WHAT YOU SHOULD DO: Keep only the lines of the data below that contain "React", and copy them.

★ ★ ★ ★ ★ ★ ★

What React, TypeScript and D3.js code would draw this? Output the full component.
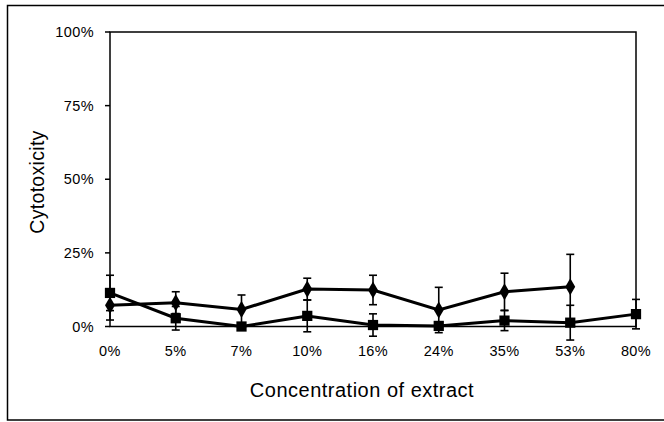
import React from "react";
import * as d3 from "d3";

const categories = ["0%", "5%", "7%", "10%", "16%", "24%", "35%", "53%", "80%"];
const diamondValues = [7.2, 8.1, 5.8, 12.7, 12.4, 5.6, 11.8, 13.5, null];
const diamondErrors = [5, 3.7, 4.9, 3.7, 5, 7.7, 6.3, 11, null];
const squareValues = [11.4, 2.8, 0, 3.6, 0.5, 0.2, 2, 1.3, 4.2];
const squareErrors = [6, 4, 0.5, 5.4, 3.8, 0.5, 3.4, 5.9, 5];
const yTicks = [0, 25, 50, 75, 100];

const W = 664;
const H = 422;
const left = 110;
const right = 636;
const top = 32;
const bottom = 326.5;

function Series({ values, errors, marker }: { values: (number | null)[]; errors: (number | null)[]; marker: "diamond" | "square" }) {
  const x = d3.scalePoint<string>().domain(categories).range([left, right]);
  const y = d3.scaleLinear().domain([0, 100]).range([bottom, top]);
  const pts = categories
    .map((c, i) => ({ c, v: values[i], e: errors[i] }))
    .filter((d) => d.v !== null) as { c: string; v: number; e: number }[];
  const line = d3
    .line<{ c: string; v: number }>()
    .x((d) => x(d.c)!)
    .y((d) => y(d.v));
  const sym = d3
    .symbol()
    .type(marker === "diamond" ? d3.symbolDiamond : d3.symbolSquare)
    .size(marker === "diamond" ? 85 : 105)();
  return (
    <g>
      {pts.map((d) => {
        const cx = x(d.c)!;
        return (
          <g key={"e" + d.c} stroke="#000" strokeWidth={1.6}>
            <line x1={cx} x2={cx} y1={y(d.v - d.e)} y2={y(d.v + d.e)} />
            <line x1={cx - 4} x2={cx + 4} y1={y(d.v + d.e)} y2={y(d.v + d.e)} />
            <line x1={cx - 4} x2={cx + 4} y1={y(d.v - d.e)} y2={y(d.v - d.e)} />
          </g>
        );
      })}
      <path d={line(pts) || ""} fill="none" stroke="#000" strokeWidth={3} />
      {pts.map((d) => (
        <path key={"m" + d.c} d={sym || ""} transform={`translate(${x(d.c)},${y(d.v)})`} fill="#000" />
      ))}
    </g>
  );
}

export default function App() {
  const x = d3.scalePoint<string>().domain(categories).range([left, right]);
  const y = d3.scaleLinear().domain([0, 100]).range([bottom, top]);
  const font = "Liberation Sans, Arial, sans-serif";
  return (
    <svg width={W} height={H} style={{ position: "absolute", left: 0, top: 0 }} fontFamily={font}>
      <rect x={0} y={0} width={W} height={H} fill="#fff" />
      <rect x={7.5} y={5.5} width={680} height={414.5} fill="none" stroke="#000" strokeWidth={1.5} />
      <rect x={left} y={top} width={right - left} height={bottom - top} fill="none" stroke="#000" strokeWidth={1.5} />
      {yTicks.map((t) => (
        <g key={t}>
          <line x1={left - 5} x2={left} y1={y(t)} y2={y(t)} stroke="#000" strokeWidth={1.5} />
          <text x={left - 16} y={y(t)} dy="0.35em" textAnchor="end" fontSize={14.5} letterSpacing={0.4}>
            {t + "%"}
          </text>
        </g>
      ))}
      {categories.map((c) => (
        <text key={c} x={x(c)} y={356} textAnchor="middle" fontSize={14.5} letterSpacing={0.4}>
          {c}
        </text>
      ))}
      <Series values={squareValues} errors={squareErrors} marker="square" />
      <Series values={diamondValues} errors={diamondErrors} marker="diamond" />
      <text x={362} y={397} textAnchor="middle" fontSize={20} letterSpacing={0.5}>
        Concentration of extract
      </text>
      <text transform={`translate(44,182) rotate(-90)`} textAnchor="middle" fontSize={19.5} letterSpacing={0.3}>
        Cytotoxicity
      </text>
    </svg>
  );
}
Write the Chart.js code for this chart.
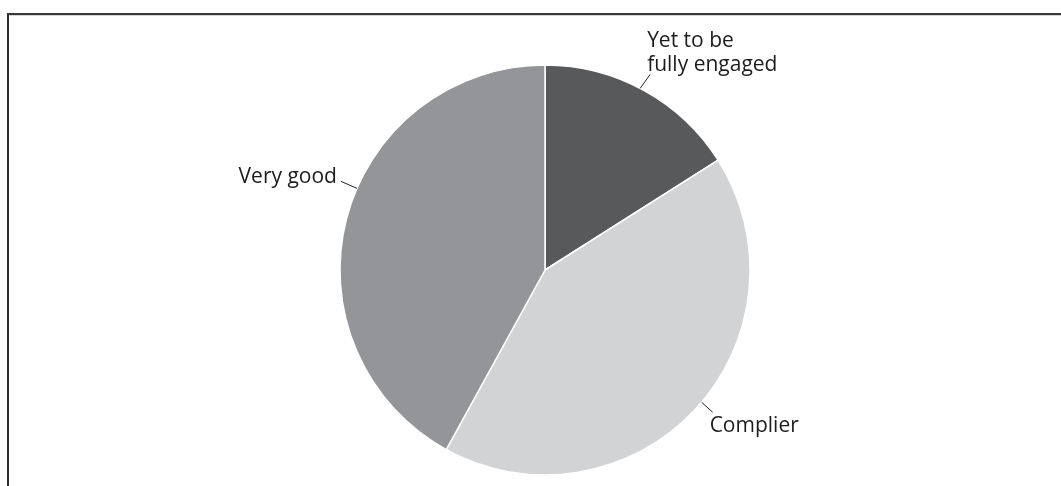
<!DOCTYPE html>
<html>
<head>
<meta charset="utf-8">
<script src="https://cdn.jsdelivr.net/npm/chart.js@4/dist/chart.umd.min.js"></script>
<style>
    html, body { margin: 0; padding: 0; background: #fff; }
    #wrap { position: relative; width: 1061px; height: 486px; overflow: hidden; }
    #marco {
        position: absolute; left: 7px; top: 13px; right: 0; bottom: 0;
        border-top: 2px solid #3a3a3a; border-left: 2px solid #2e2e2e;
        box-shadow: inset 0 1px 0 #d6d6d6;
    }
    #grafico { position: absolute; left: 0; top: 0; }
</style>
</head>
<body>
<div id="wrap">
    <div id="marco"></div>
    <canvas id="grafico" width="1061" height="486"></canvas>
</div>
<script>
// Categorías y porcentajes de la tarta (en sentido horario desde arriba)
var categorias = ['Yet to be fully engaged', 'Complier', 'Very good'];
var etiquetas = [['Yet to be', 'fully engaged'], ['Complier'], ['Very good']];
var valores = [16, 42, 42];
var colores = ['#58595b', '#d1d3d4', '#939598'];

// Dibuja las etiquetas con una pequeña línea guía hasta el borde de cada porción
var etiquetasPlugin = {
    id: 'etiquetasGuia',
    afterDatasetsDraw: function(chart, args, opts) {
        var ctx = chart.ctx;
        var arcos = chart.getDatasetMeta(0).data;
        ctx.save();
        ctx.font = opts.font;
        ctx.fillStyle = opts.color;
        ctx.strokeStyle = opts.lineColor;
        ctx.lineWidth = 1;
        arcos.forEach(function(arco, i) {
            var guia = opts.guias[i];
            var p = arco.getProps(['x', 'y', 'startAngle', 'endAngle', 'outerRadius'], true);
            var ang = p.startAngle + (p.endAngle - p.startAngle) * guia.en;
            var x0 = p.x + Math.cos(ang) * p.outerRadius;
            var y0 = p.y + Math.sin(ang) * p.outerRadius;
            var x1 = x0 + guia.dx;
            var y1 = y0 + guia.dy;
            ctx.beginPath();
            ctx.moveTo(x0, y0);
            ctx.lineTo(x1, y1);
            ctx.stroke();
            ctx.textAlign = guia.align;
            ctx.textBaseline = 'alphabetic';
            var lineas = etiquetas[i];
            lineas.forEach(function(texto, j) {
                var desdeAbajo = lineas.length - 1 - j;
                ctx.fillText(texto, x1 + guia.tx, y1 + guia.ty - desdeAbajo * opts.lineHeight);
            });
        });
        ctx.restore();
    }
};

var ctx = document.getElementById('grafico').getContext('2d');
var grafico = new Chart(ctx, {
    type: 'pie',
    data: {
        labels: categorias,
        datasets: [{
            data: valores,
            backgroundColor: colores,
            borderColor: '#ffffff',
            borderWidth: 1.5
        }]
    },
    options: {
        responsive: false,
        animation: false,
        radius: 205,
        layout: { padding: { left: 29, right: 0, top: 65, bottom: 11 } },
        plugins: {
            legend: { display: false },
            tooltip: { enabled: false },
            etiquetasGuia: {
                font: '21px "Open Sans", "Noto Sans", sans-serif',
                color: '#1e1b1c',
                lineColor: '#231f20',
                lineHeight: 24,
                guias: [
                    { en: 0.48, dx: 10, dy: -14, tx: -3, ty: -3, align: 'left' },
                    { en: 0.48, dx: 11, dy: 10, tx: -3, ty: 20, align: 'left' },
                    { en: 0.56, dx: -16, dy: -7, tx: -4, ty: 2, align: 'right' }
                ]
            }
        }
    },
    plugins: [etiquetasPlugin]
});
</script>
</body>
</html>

★ ★ ★ ★ ★ ★ ★

SOLUTION BELOW:
What React, TypeScript and D3.js code would draw this? Output the full component.
import React from "react";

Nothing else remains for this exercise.